Faulty structure and data storage

HTML does have a structure, but this structure is not extremely rigid. For example, you can place heading 3 (<h3>) tags before heading 1 (<h1>) tags. Within the <body> tag, you can place any legitimate tag anywhere you want. You can validate HTML documents, but this validation only confirms that you have used the tags properly. Even worse, if you leave off end tags, the browser will try to figure out where the end tags should be and add them in. Thus, you can create HTML code that is not properly written but will still be interpreted properly by the browser.

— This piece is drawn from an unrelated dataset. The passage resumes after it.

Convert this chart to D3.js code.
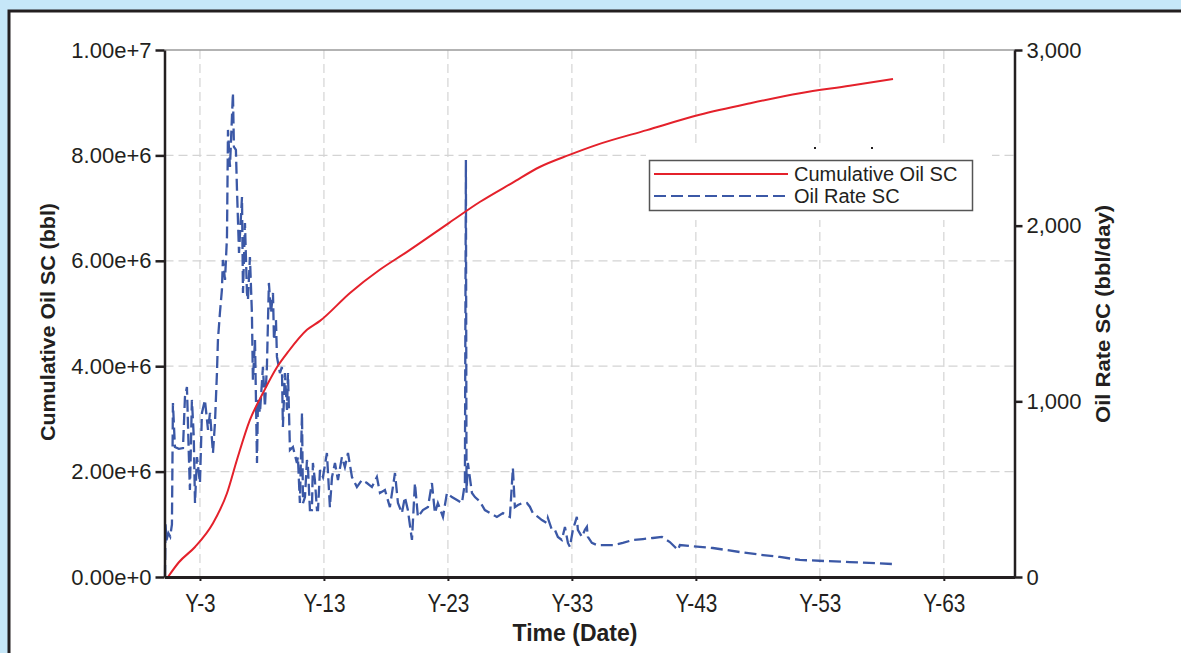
<!DOCTYPE html>
<html><head><meta charset="utf-8">
<script src="https://cdn.jsdelivr.net/npm/d3@7"></script>
<style>
html,body{margin:0;padding:0;background:#c6e7f8;}
svg{display:block;font-family:"Liberation Sans",Arial,Helvetica,sans-serif;}
</style></head>
<body>
<svg id="chart" width="1181" height="653"></svg>
<script>
// ---- data ----
const xTickYears = [3, 13, 23, 33, 43, 53, 63];
const leftTicks = [0, 2e6, 4e6, 6e6, 8e6, 1e7];
const rightTicks = [0, 1000, 2000, 3000];
const seriesNames = ["Cumulative Oil SC", "Oil Rate SC"];

const cumYears  = [0.42, 1.3, 2.6, 4.05, 5.18, 5.98, 7.03, 8.08, 9.21, 10.1, 11.63, 12.68, 15.1, 17.5, 19.7, 23.1, 25.6, 28.2, 30.4, 32.8, 35.0, 39.05, 43.3, 47.4, 51.4, 55.4, 58.9];
const cumValues = [0, 0.28e6, 0.57e6, 1.02e6, 1.59e6, 2.22e6, 2.98e6, 3.49e6, 3.98e6, 4.27e6, 4.69e6, 4.86e6, 5.39e6, 5.83e6, 6.17e6, 6.72e6, 7.12e6, 7.48e6, 7.78e6, 8.01e6, 8.20e6, 8.48e6, 8.77e6, 8.99e6, 9.18e6, 9.32e6, 9.45e6];

const rateYears = [0.18,0.22,0.30,0.45,0.60,0.74,0.82,0.98,1.3,1.63,1.79,1.95,2.1,2.19,2.35,2.5,2.60,2.76,3.00,3.16,3.40,3.65,3.81,4.05,4.21,4.37,4.45,4.61,4.77,4.85,5.02,5.18,5.26,5.42,5.58,5.66,5.74,5.90,5.98,6.15,6.39,6.47,6.63,6.79,6.87,7.03,7.19,7.27,7.44,7.60,7.68,7.84,8.08,8.24,8.40,8.56,8.73,8.89,8.97,9.13,9.21,9.45,9.61,9.69,9.85,10.02,10.10,10.26,10.50,10.82,10.90,11.06,11.23,11.31,11.47,11.63,11.71,11.87,12.03,12.11,12.27,12.44,12.52,12.68,12.92,13.24,13.48,13.65,13.89,14.13,14.45,14.69,14.94,15.26,15.66,16.06,16.47,16.87,17.27,17.52,17.92,18.32,18.73,18.97,19.29,19.53,19.77,20.10,20.34,20.58,20.98,21.39,21.71,21.95,22.19,22.60,22.92,23.32,23.73,24.13,24.37,24.45,24.50,24.61,24.94,25.18,25.58,25.98,26.39,26.95,27.44,28.00,28.24,28.40,28.65,28.97,29.37,29.61,29.85,30.26,30.58,30.98,31.06,31.39,31.63,31.87,32.19,32.44,32.68,32.84,33.08,33.40,33.48,33.81,34.05,34.21,34.29,34.61,35.02,36.31,37.11,37.92,38.73,39.53,40.26,40.90,41.31,41.55,41.71,42.52,44.37,46.55,48.42,49.77,51.39,55.42,58.81];
const rateValues = [0,300,210,250,230,300,990,740,730,734,1025,1082,700,495,1008,800,421,683,535,934,1008,837,934,706,877,1161,1349,1503,1634,1805,1691,1936,2545,2334,2619,2755,2448,2431,2220,1845,2163,1617,2015,1617,1577,1822,1503,1122,1349,649,1008,934,1196,968,1196,1674,1503,1617,1349,1463,1253,1161,1196,854,1161,951,1161,723,740,649,683,421,934,421,455,666,626,381,381,649,552,381,381,609,569,706,398,569,649,552,683,626,706,569,512,552,535,512,569,478,495,398,592,421,364,455,381,211,535,342,381,398,535,364,421,342,478,455,438,421,535,2374,480,649,478,455,430,381,364,342,364,342,620,398,410,420,421,400,364,342,324,307,336,268,268,228,211,285,194,171,268,342,268,228,268,285,228,194,182,182,194,211,216,222,228,199,171,154,182,176,165,142,125,114,97,85,74];

// ---- layout ----
const svg = d3.select("#chart");
const L = 164.5, R = 1014.5, T = 50, B = 577;
const x = d3.scaleLinear().domain([0.14, 68.7]).range([L, R]);
const yL = d3.scaleLinear().domain([0, 1e7]).range([B, T]);
const yR = d3.scaleLinear().domain([0, 3000]).range([B, T]);
const ink = "#231f20";

// panel
svg.append("rect").attr("x", 9).attr("y", 11).attr("width", 1200).attr("height", 700)
  .attr("fill", "#ffffff").attr("stroke", ink).attr("stroke-width", 3);

// gridlines
const grid = svg.append("g");
grid.selectAll(".vg").data(xTickYears).join("line")
  .attr("x1", d => x(d)).attr("x2", d => x(d)).attr("y1", T).attr("y2", B)
  .attr("stroke", "#d4d4d4").attr("stroke-width", 1.2).attr("stroke-dasharray", "9,5");
grid.selectAll(".hg").data(leftTicks.filter(d => d > 0 && d < 1e7)).join("line")
  .attr("x1", L).attr("x2", R).attr("y1", d => yL(d)).attr("y2", d => yL(d))
  .attr("stroke", "#d4d4d4").attr("stroke-width", 1.2).attr("stroke-dasharray", "9,5");
// top frame line
svg.append("line").attr("x1", L).attr("x2", R).attr("y1", T).attr("y2", T)
  .attr("stroke", "#9a9a9a").attr("stroke-width", 1.5);

// series
const cumData = cumYears.map((d, i) => [d, cumValues[i]]);
const rateData = rateYears.map((d, i) => [d, rateValues[i]]);
svg.append("path").datum(rateData)
  .attr("d", d3.line().x(d => x(d[0])).y(d => yR(d[1])))
  .attr("fill", "none").attr("stroke", "#3b58a6").attr("stroke-width", 2.3)
  .attr("stroke-dasharray", "12,5");
svg.append("path").datum(cumData)
  .attr("d", d3.line().curve(d3.curveMonotoneX).x(d => x(d[0])).y(d => yL(d[1])))
  .attr("fill", "none").attr("stroke", "#e4212b").attr("stroke-width", 2);

// axes
const axB = svg.append("g").attr("transform", `translate(0,${B})`)
  .call(d3.axisBottom(x).tickValues(xTickYears).tickFormat(d => "Y-" + d).tickSizeOuter(0).tickSizeInner(4).tickPadding(16));
axB.select(".domain").attr("stroke", ink).attr("stroke-width", 3);
axB.selectAll(".tick line").attr("stroke", ink).attr("stroke-width", 2);
axB.selectAll(".tick text").attr("font-size", 26).attr("fill", ink)
  .attr("transform", "scale(0.8,1)").attr("dy", "0.71em").attr("y", 17);

const axL = svg.append("g").attr("transform", `translate(${L},0)`)
  .call(d3.axisLeft(yL).tickValues(leftTicks).tickFormat(d3.format(".2e")).tickSizeOuter(0).tickSizeInner(9).tickPadding(4));
axL.select(".domain").attr("stroke", ink).attr("stroke-width", 2.5);
axL.selectAll(".tick line").attr("stroke", ink).attr("stroke-width", 2.5);
axL.selectAll(".tick text").attr("font-size", 22).attr("fill", ink);

const axR = svg.append("g").attr("transform", `translate(${R},0)`)
  .call(d3.axisRight(yR).tickValues(rightTicks).tickFormat(d3.format(",")).tickSizeOuter(0).tickSizeInner(8).tickPadding(4));
axR.select(".domain").attr("stroke", ink).attr("stroke-width", 2.5);
axR.selectAll(".tick line").attr("stroke", ink).attr("stroke-width", 2.5);
axR.selectAll(".tick text").attr("font-size", 22).attr("fill", ink);

// axis titles
svg.append("text").attr("x", 575).attr("y", 641).attr("text-anchor", "middle")
  .attr("font-size", 23).attr("font-weight", "bold").attr("fill", ink).text("Time (Date)");
svg.append("text").attr("transform", "translate(55,322) rotate(-90)").attr("text-anchor", "middle")
  .attr("font-size", 20).attr("font-weight", "bold").attr("fill", ink)
  .attr("textLength", 238).attr("lengthAdjust", "spacingAndGlyphs").text("Cumulative Oil SC (bbl)");
svg.append("text").attr("transform", "translate(1110,314) rotate(-90)").attr("text-anchor", "middle")
  .attr("font-size", 20).attr("font-weight", "bold").attr("fill", ink)
  .attr("textLength", 218).attr("lengthAdjust", "spacingAndGlyphs").text("Oil Rate SC (bbl/day)");

// legend
svg.append("rect").attr("x", 646).attr("y", 148).attr("width", 346).attr("height", 72).attr("fill", "#ffffff");
svg.append("rect").attr("x", 814).attr("y", 147).attr("width", 2).attr("height", 2).attr("fill", ink);
svg.append("rect").attr("x", 871).attr("y", 147).attr("width", 2).attr("height", 2).attr("fill", ink);
const lg = svg.append("g");
lg.append("rect").attr("x", 649.5).attr("y", 160.5).attr("width", 323).attr("height", 50)
  .attr("fill", "#ffffff").attr("stroke", "#555555").attr("stroke-width", 1.5);
const legStyles = [{c: "#e4212b", dash: null, y: 174}, {c: "#3b58a6", dash: "12,5", y: 196}];
seriesNames.forEach((n, i) => {
  lg.append("line").attr("x1", 654).attr("x2", 788).attr("y1", legStyles[i].y).attr("y2", legStyles[i].y)
    .attr("stroke", legStyles[i].c).attr("stroke-width", 2).attr("stroke-dasharray", legStyles[i].dash);
  lg.append("text").attr("x", 794).attr("y", legStyles[i].y + 7).attr("font-size", 20).attr("fill", ink).text(n);
});
</script>
</body></html>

Another problem arises if you try to put data into an HTML document. You will find it very difficult to do so. For example, suppose we are trying to put information from a database into an HTML document. We have a database table named Customer with the following fields: customerID, customerName, and customerAddress. When we create an HTML document with this data, every customer should have a customerID and a customerName value. The customerAddress value is optional. We could present this data in HTML in a table, as follows:

 <body> <table border="1" width="100%"> <tr> <th width="33%">Name</th> <th width="33%">Address</th> <th width="34%">ID</th> </tr> <tr> <td width="33%">John Smith</td> <td width="33%">125 Main St. Anytown NY 10001</td> <td width="34%">001</td> </tr> <tr> <td width="33%">Jane Doe</td> <td width="33%">2 Main St. Anytown NY 10001</td> <td width="34%">002</td> </tr> <tr> <td width="33%">Mark Jones</td> <td width="33%">35 Main St. Anytown NY 10001</td> <td width="34%"></td> </tr> </table> </body>

In a browser, this table would appear as shown in Figure 2-1.

click to view at full size.

Figure 2-1. Database table created using HTML.

This document is completely valid HTML code. There are no errors in the HTML code for the table; it is syntactically correct. Yet in terms of the validity of the data, the information is invalid. The third entry, Mark Jones, is missing an ID. Although it is possible to write applications that perform data validation on HTML documents, such applications are complex and inefficient. HTML was never designed for data validation.

HTML was also not designed to store data. The table is the most common way of both presenting and storing data in HTML. You can use <div> tags to create more complex structures to store data, but once again you are left with the task of writing your own data validation code.

What we need instead is something that enables us to put the data in a structured format that can be automatically validated for syntactical correctness and proper content structure. Ideally, the author of the document will want to define both the format of the document and the correct structure of the data. As you will see in Chapters 4 and 5, this is exactly what XML and DTDs do.